## Exercise prompt
Repeat the material below exactly, with no pictures.

= = =

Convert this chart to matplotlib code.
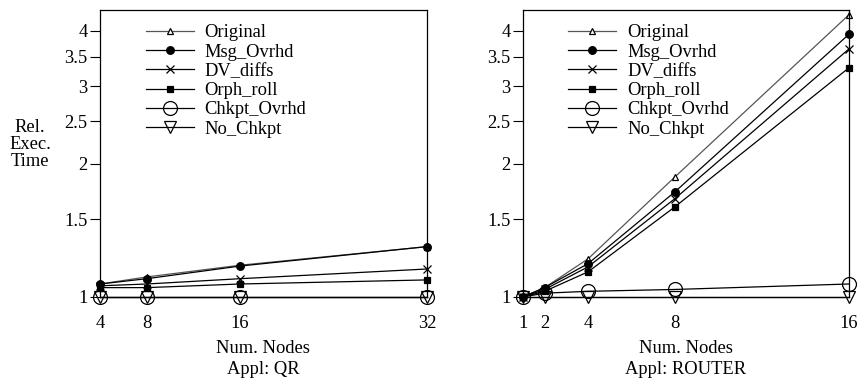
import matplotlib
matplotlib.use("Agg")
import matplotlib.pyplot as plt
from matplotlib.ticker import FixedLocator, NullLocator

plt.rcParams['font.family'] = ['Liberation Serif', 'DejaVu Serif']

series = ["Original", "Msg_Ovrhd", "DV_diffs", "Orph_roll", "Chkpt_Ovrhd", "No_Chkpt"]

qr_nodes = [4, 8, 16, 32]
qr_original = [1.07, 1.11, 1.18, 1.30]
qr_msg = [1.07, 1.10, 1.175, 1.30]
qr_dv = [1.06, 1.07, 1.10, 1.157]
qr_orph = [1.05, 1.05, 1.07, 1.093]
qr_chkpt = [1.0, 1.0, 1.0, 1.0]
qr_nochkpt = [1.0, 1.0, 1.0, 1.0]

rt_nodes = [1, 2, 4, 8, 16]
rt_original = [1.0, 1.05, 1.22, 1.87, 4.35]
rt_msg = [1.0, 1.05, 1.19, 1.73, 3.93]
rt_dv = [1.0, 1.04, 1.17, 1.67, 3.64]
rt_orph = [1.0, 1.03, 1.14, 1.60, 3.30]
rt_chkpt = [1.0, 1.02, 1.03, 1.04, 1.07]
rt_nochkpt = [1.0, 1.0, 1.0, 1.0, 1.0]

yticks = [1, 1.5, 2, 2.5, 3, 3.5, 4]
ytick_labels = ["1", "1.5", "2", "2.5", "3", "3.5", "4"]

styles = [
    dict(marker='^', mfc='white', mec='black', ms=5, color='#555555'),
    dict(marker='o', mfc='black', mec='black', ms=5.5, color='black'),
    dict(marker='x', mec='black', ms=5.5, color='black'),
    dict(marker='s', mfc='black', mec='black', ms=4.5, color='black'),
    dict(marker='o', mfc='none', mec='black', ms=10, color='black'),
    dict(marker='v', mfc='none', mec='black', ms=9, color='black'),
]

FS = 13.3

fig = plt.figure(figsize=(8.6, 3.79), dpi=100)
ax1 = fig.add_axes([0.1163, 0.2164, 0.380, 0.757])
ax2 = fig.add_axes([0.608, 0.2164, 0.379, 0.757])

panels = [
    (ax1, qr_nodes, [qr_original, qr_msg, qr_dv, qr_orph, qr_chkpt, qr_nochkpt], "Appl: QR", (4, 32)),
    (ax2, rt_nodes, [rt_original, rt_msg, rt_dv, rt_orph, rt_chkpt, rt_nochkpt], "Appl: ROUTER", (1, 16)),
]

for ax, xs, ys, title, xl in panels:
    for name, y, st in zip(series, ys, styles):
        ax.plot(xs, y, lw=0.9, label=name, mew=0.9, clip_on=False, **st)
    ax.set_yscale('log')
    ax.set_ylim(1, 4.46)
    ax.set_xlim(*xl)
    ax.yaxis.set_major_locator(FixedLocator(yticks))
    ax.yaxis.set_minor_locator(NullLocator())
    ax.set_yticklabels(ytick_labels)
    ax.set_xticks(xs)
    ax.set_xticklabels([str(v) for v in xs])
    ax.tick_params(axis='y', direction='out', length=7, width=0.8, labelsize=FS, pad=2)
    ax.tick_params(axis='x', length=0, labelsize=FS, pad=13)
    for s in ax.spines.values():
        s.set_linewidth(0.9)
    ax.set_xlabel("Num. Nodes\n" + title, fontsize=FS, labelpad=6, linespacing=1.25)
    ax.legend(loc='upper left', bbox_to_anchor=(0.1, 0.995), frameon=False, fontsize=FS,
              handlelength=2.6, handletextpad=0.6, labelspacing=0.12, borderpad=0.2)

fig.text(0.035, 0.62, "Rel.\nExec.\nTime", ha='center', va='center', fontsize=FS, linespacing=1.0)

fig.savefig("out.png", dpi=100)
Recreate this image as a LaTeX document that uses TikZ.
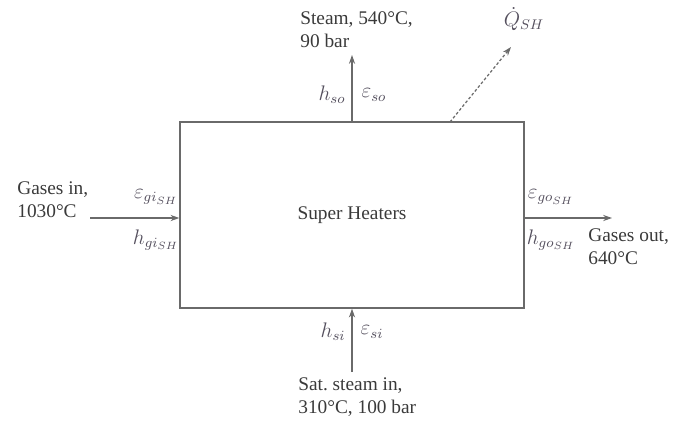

= = =

## Result for this task
Convert this chart to matplotlib code.
import matplotlib
matplotlib.use("Agg")
import matplotlib.pyplot as plt
from matplotlib.ticker import FixedLocator, NullLocator

plt.rcParams['font.family'] = ['Liberation Serif', 'DejaVu Serif']

series = ["Original", "Msg_Ovrhd", "DV_diffs", "Orph_roll", "Chkpt_Ovrhd", "No_Chkpt"]

qr_nodes = [4, 8, 16, 32]
qr_original = [1.07, 1.11, 1.18, 1.30]
qr_msg = [1.07, 1.10, 1.175, 1.30]
qr_dv = [1.06, 1.07, 1.10, 1.157]
qr_orph = [1.05, 1.05, 1.07, 1.093]
qr_chkpt = [1.0, 1.0, 1.0, 1.0]
qr_nochkpt = [1.0, 1.0, 1.0, 1.0]

rt_nodes = [1, 2, 4, 8, 16]
rt_original = [1.0, 1.05, 1.22, 1.87, 4.35]
rt_msg = [1.0, 1.05, 1.19, 1.73, 3.93]
rt_dv = [1.0, 1.04, 1.17, 1.67, 3.64]
rt_orph = [1.0, 1.03, 1.14, 1.60, 3.30]
rt_chkpt = [1.0, 1.02, 1.03, 1.04, 1.07]
rt_nochkpt = [1.0, 1.0, 1.0, 1.0, 1.0]

yticks = [1, 1.5, 2, 2.5, 3, 3.5, 4]
ytick_labels = ["1", "1.5", "2", "2.5", "3", "3.5", "4"]

styles = [
    dict(marker='^', mfc='white', mec='black', ms=5, color='#555555'),
    dict(marker='o', mfc='black', mec='black', ms=5.5, color='black'),
    dict(marker='x', mec='black', ms=5.5, color='black'),
    dict(marker='s', mfc='black', mec='black', ms=4.5, color='black'),
    dict(marker='o', mfc='none', mec='black', ms=10, color='black'),
    dict(marker='v', mfc='none', mec='black', ms=9, color='black'),
]

FS = 13.3

fig = plt.figure(figsize=(8.6, 3.79), dpi=100)
ax1 = fig.add_axes([0.1163, 0.2164, 0.380, 0.757])
ax2 = fig.add_axes([0.608, 0.2164, 0.379, 0.757])

panels = [
    (ax1, qr_nodes, [qr_original, qr_msg, qr_dv, qr_orph, qr_chkpt, qr_nochkpt], "Appl: QR", (4, 32)),
    (ax2, rt_nodes, [rt_original, rt_msg, rt_dv, rt_orph, rt_chkpt, rt_nochkpt], "Appl: ROUTER", (1, 16)),
]

for ax, xs, ys, title, xl in panels:
    for name, y, st in zip(series, ys, styles):
        ax.plot(xs, y, lw=0.9, label=name, mew=0.9, clip_on=False, **st)
    ax.set_yscale('log')
    ax.set_ylim(1, 4.46)
    ax.set_xlim(*xl)
    ax.yaxis.set_major_locator(FixedLocator(yticks))
    ax.yaxis.set_minor_locator(NullLocator())
    ax.set_yticklabels(ytick_labels)
    ax.set_xticks(xs)
    ax.set_xticklabels([str(v) for v in xs])
    ax.tick_params(axis='y', direction='out', length=7, width=0.8, labelsize=FS, pad=2)
    ax.tick_params(axis='x', length=0, labelsize=FS, pad=13)
    for s in ax.spines.values():
        s.set_linewidth(0.9)
    ax.set_xlabel("Num. Nodes\n" + title, fontsize=FS, labelpad=6, linespacing=1.25)
    ax.legend(loc='upper left', bbox_to_anchor=(0.1, 0.995), frameon=False, fontsize=FS,
              handlelength=2.6, handletextpad=0.6, labelspacing=0.12, borderpad=0.2)

fig.text(0.035, 0.62, "Rel.\nExec.\nTime", ha='center', va='center', fontsize=FS, linespacing=1.0)

fig.savefig("out.png", dpi=100)
Recreate this image as a LaTeX document that uses TikZ.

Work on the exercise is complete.